### [Work required]
Read the records below. Copy each line where the string "this" occurs.

___ Information provided ___

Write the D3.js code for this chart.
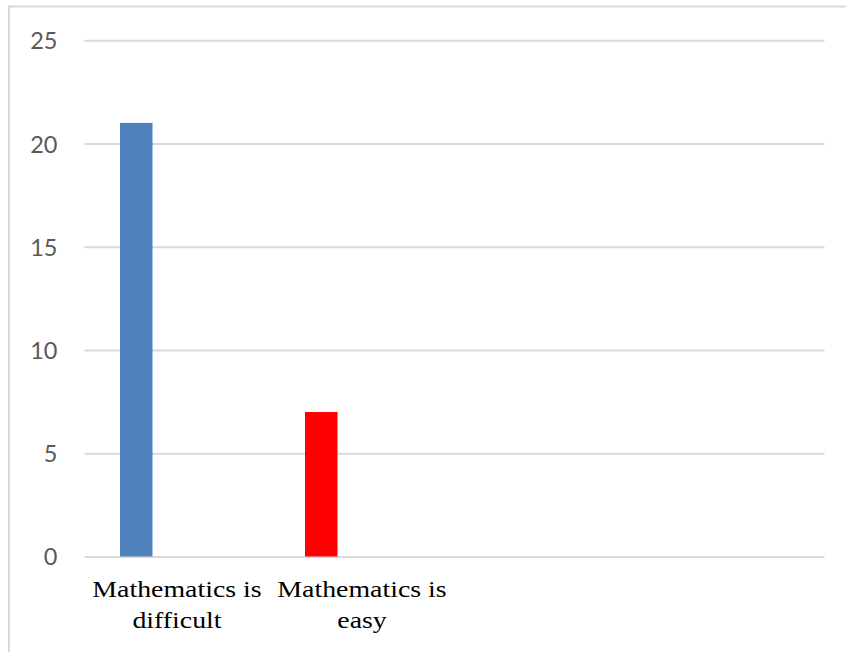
<!DOCTYPE html>
<html>
<head>
<meta charset="utf-8">
<script src="https://cdn.jsdelivr.net/npm/d3@7"></script>
<style>
  html, body { margin: 0; padding: 0; background: #ffffff; }
  svg { display: block; }
</style>
</head>
<body>
<div id="chart"></div>
<script>
// ---- data ----
const categories = ["Mathematics is difficult", "Mathematics is easy"];
const values = [21, 7];
const barColors = ["#4f81bd", "#ff0000"];
const yTicks = [0, 5, 10, 15, 20, 25];

// ---- layout ----
const W = 846, H = 652;
const plotLeft = 84.5, plotRight = 824.5;
const yTop = 40.3, yBottom = 556.5;
const slot = (plotRight - plotLeft) / 4;
const barOffset = 35.5, barWidth = 32.5;

const svg = d3.select("#chart").append("svg")
  .attr("width", W).attr("height", H);

svg.append("rect").attr("width", W).attr("height", H).attr("fill", "#ffffff");

// outer border (cropped on right and bottom)
svg.append("rect")
  .attr("x", 9).attr("y", 6.5)
  .attr("width", W + 20).attr("height", H + 20)
  .attr("fill", "none").attr("stroke", "#d9d9d9").attr("stroke-width", 2);

const y = d3.scaleLinear().domain([0, 25]).range([yBottom, yTop]);
const x = d3.scaleBand().domain(categories)
  .range([plotLeft, plotLeft + slot * categories.length])
  .paddingInner(0).paddingOuter(0);

// gridlines via axis
const gridAxis = d3.axisLeft(y).tickValues(yTicks)
  .tickSize(-(plotRight - plotLeft)).tickFormat("");
const grid = svg.append("g").attr("transform", `translate(${plotLeft},0)`).call(gridAxis);
grid.select(".domain").remove();
grid.selectAll(".tick line").attr("stroke", "#d9d9d9").attr("stroke-width", 2);

// y labels
const yAxis = d3.axisLeft(y).tickValues(yTicks).tickSize(0).tickPadding(0);
const ya = svg.append("g").attr("transform", "translate(57.5,0)").call(yAxis);
ya.select(".domain").remove();
ya.selectAll(".tick text")
  .attr("font-family", "Lato, 'Open Sans', sans-serif")
  .attr("font-size", 23.5)
  .attr("fill", "#595959")
  .attr("dy", "0.36em");

// bars
svg.append("g").selectAll("rect")
  .data(categories.map((c, i) => ({ c, v: values[i], color: barColors[i] })))
  .join("rect")
  .attr("x", d => x(d.c) + barOffset)
  .attr("width", barWidth)
  .attr("y", d => y(d.v))
  .attr("height", d => y(0) - y(d.v))
  .attr("fill", d => d.color);

// x labels (two lines, split at last space)
const labels = svg.append("g");
categories.forEach(c => {
  const k = c.lastIndexOf(" ");
  const lines = [c.slice(0, k), c.slice(k + 1)];
  const cx = x(c) + x.bandwidth() / 2;
  lines.forEach((ln, j) => {
    labels.append("text")
      .attr("transform", `translate(${cx},${597.3 + j * 31}) scale(1.16,1)`)
      .attr("text-anchor", "middle")
      .attr("font-family", "'Liberation Serif', 'Times New Roman', serif")
      .attr("font-size", 24)
      .attr("fill", "#000000")
      .text(ln);
  });
});
</script>
</body>
</html>
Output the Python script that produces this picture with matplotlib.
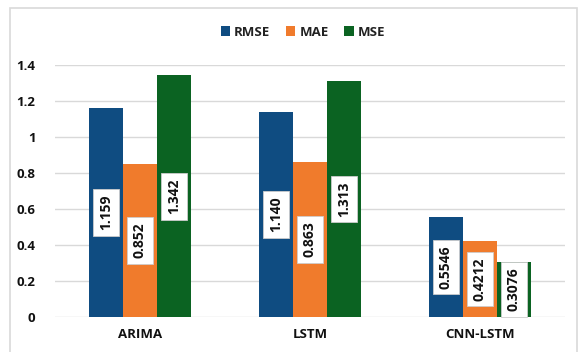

___

### [Task answer]
Write the D3.js code for this chart.
Output the Python script that produces this picture with matplotlib.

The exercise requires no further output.